KOMMERSANT (Russia), KOMMERSANT UKRAINE, ROSBALT (Ukraine)
ODESSA – The second of two men accused of planning a plot against Russian president Vladimir Putin and Chechen leader Ramzan Kadirov, Ilya Pyanzin, filed an appeal on Thursday with the local appeals to court in an attempt to fight extradition to Russia. Adam Osmaev, the man Pyanzin is accused of plotting with, had also filed an appeal to fight extradition, but his appeal was denied on Tuesday, clearing the way for his extradition to Russia, Kommersant Ukraine reports.
Both men were arrested in Ukraine in January 2011, after a bomb that they were constructing in an apartment in Odessa exploded accidentally. After the two men were arrested, Ukrainian police discovered that Osmaev, who is Chechen, had been on a wanted list in connection to an attack planned in 2007 against the leader of Chechnya Ramzan Kadirov. According to Russian security forces, Osmaev had travelled to Ukraine to prepare another attack against Kadirov and an attack against Putin, as part of a larger Chechen separatist organization called the “Caucasian Emirate,” Kommersant reports.
Russia considers the Caucasian Emirate a terrorist organization. The group’s ideology is based on a fundamentalist interpretation of Islam, and advocates for the North Caucasus to become independent of Russia and establish Sharia law.
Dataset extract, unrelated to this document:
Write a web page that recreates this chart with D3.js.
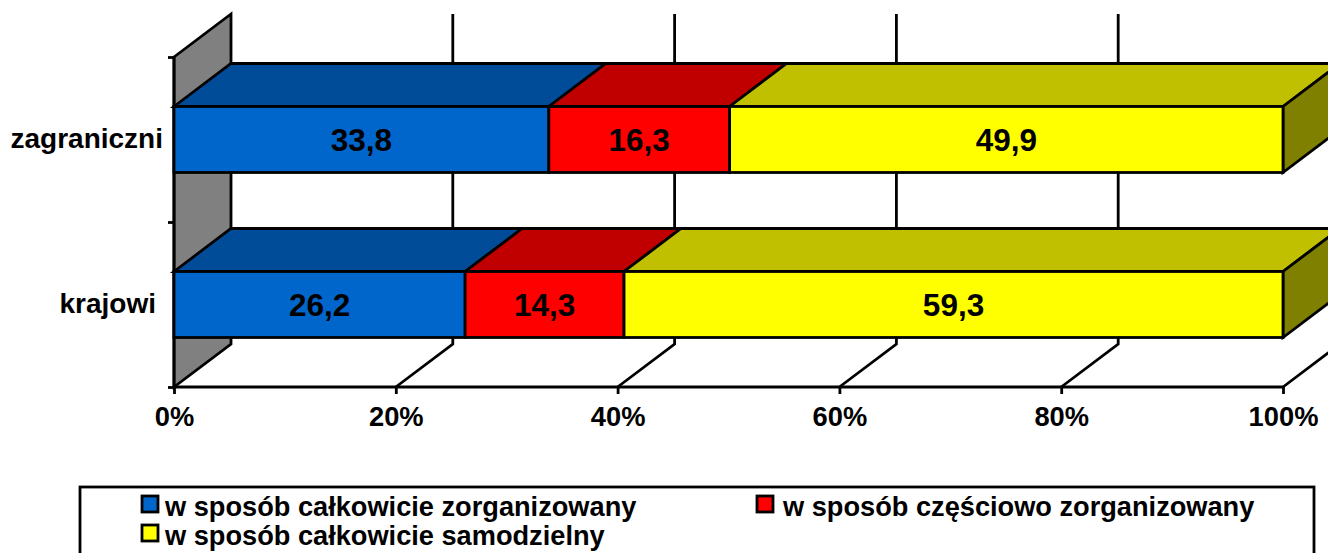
<!DOCTYPE html>
<html>
<head>
<meta charset="utf-8">
<script src="https://cdn.jsdelivr.net/npm/d3@7"></script>
<style>
  html, body { margin: 0; padding: 0; background: #fff; overflow: hidden; }
  text { font-family: "Liberation Sans", Arial, sans-serif; font-weight: bold; fill: #000; }
</style>
</head>
<body>
<div id="chart"></div>
<script>
// chart values
var categories = ["zagraniczni", "krajowi"];
var seriesNames = ["w sposób całkowicie zorganizowany", "w sposób częściowo zorganizowany", "w sposób całkowicie samodzielny"];
var calkowicieZorg = [33.8, 26.2];
var czesciowoZorg = [16.3, 14.3];
var samodzielny = [49.9, 59.3];
var tickValues = [0, 20, 40, 60, 80, 100];

// colours: front, top, side
var front = ["#0066cc", "#ff0000", "#ffff00"];
var top3d = ["#004c99", "#c00000", "#c0c000"];
var side3d = ["#00264c", "#800000", "#808000"];

var width = 1328, height = 553;
var depthX = 57, depthY = 43; // 3d offset of the back wall
var lw = 2.8;

var svg = d3.select("#chart").append("svg")
  .attr("width", width)
  .attr("height", height)
  .style("display", "block");

var x = d3.scaleLinear().domain([0, 100]).range([174, 1283]);
var y = d3.scaleBand().domain(categories).range([57, 387]).paddingInner(0.6).paddingOuter(0.3);

var plotTop = 57, plotBottom = 387;

function poly(g, pts, fill) {
  return g.append("polygon")
    .attr("points", pts.map(function(p) { return p.join(","); }).join(" "))
    .attr("fill", fill)
    .attr("stroke", "#000")
    .attr("stroke-width", lw)
    .attr("stroke-linejoin", "miter");
}

// ------ walls and grid ------
var walls = svg.append("g");
poly(walls, [
  [x(0), plotTop], [x(0) + depthX, plotTop - depthY],
  [x(0) + depthX, plotBottom - depthY], [x(0), plotBottom]
], "#808080");

walls.selectAll(".grid")
  .data(tickValues.slice(1))
  .enter().append("path")
    .attr("class", "grid")
    .attr("fill", "none")
    .attr("stroke", "#000")
    .attr("stroke-width", lw)
    .attr("d", function(d) {
      return "M" + x(d) + "," + plotBottom +
        "L" + (x(d) + depthX) + "," + (plotBottom - depthY) +
        "L" + (x(d) + depthX) + "," + (plotTop - depthY);
    });

// ------ axes ------
var xAxis = svg.append("g")
  .attr("transform", "translate(0," + plotBottom + ")")
  .call(d3.axisBottom(x).tickValues(tickValues).tickSize(7).tickPadding(13)
    .tickFormat(function(d) { return d + "%"; }));
xAxis.selectAll("path, line").attr("stroke", "#000").attr("stroke-width", lw);
xAxis.select(".domain").attr("d", "M" + x(0) + ",0H" + x(100));
xAxis.selectAll("text").style("font-size", "27.3px").attr("fill", "#000");

var bandEdges = d3.scaleLinear().domain([0, categories.length]).range([plotTop, plotBottom]);
var yAxis = svg.append("g")
  .attr("transform", "translate(" + x(0) + ",0)")
  .call(d3.axisLeft(bandEdges).tickValues(d3.range(categories.length + 1)).tickSize(6).tickFormat(""));
yAxis.selectAll("path, line").attr("stroke", "#000").attr("stroke-width", lw);
yAxis.select(".domain").attr("d", "M0," + plotTop + "V" + plotBottom);

// ------ bars ------
var rows = categories.map(function(c, i) {
  return { cat: c, vals: [calkowicieZorg[i], czesciowoZorg[i], samodzielny[i]] };
});

var labelRight = { "zagraniczni": 163, "krajowi": 156 };

rows.forEach(function(row) {
  var total = d3.sum(row.vals);
  var cum = 0;
  var g = svg.append("g");
  var y0 = y(row.cat), y1 = y0 + y.bandwidth();
  var segs = row.vals.map(function(v, i) {
    var s = { i: i, v: v, a: cum / total * 100, b: (cum + v) / total * 100 };
    cum += v;
    return s;
  });
  // top faces first, then the end cap, then fronts
  segs.forEach(function(s) {
    poly(g, [
      [x(s.a), y0], [x(s.a) + depthX, y0 - depthY],
      [x(s.b) + depthX, y0 - depthY], [x(s.b), y0]
    ], top3d[s.i]);
  });
  var last = segs[segs.length - 1];
  poly(g, [
    [x(100), y0], [x(100) + depthX, y0 - depthY],
    [x(100) + depthX, y1 - depthY], [x(100), y1]
  ], side3d[last.i]);
  segs.forEach(function(s) {
    g.append("rect")
      .attr("x", x(s.a))
      .attr("y", y0)
      .attr("width", x(s.b) - x(s.a))
      .attr("height", y.bandwidth())
      .attr("fill", front[s.i])
      .attr("stroke", "#000")
      .attr("stroke-width", lw);
    g.append("text")
      .attr("x", (x(s.a) + x(s.b)) / 2)
      .attr("y", (y0 + y1) / 2 + 11)
      .attr("text-anchor", "middle")
      .style("font-size", "31.5px")
      .text(String(s.v).replace(".", ","));
  });
  svg.append("text")
    .attr("x", labelRight[row.cat])
    .attr("y", (y0 + y1) / 2 + 8)
    .attr("text-anchor", "end")
    .style("font-size", "28px")
    .text(row.cat);
});

// ------ legend ------
var legend = svg.append("g");
legend.append("rect")
  .attr("x", 80).attr("y", 487)
  .attr("width", 1234).attr("height", 90)
  .attr("fill", "#fff")
  .attr("stroke", "#000")
  .attr("stroke-width", lw);

var legendX = [142, 757, 142];
var legendY = [496, 496, 525];
var legendTextX = [165, 783, 165];
seriesNames.forEach(function(name, i) {
  legend.append("rect")
    .attr("x", legendX[i]).attr("y", legendY[i])
    .attr("width", 16).attr("height", 16)
    .attr("fill", front[i])
    .attr("stroke", "#000")
    .attr("stroke-width", lw);
  legend.append("text")
    .attr("x", legendTextX[i])
    .attr("y", legendY[i] + 20)
    .style("font-size", "27.2px")
    .text(name);
});
</script>
</body>
</html>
Now that the Ukrainian appeals court has cleared the way for Osmaev’s extradition, the only possible way to prevent him from being sent to Russia would be an appeal to the European Human Rights Court.
Osmaev’s wife said that she is afraid that if Osmaev is sent to Russia, he will not live to stand trial, because Russian security forces simple want her husband to ‘disappear’ on his way to Russia, Rosbalt reports. She added that she did not believe Osmaev would get a fair trial in Russia, and that he would have had a much fairer trial in Ukraine.